To these and many other claims about TTIP objectives and negotiator intentions, numerous TACD speakers and audience participants said draft negotiating texts should be published so the public can read them just as industry lobbyists do. But, said lead EU TTIP negotiator Ignacio Garcia Bercero, we do not show EU negotiating drafts to any private citizen, including corporate lobbyists. TACD members countered that the U.S. negotiators share draft texts with USTR corporate advisors and they share them with their European colleagues. If the World Intellectual Property Organization can negotiate agreements, while disclosing drafts to more than 180 member governments and hundreds of non-governmental representatives, why, asked Jamie Love of Knowledge Ecology International, can’t the U.S. and EU do the same? Transparency and public comment improve international agreements.
Rhoda Karpatkin, the president emerita of Consumers Union, said that the TACD Steering Committee had sent a letter to U.S. Trade Representative Michael Froman several months ago to request a meeting to discuss TACD ideas for establishing a two-way dialogue about TTIP, on the basis of draft texts. TACD sent a follow-up letter again reiterating the request. TTIP lead negotiator Mullaney said that “nothing negative should be inferred from the lack of response to the letters.”

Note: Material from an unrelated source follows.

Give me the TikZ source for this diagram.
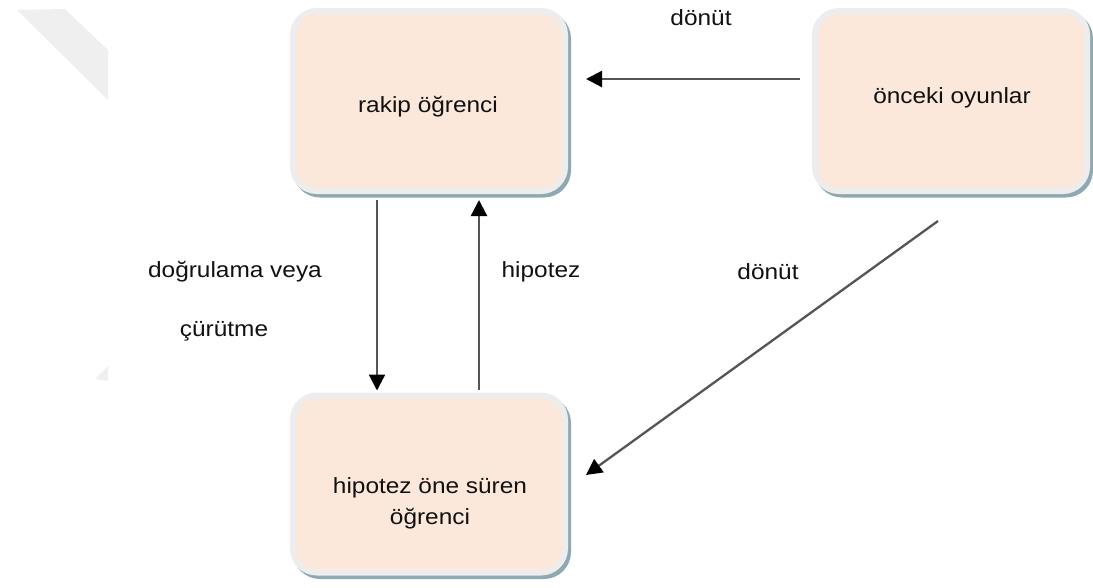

Mary Bottari, of the Center for Media and Democracy and the main author of TACD resolution on ISDS, proposed a consumer right to sue corporations for billions of dollars for harms to consumers. Just as trade lawyers are the panelists of the private ISDS tribunals, there would be a consumer protection court with TACD members as judges. There were chuckles around the room, in recognition of the disparity of consumer and investor rights in a TTIP negotiated in secret. But nobody will be laughing when the ISDS is used to challenge food safety and other consumer protection laws under the trade deal.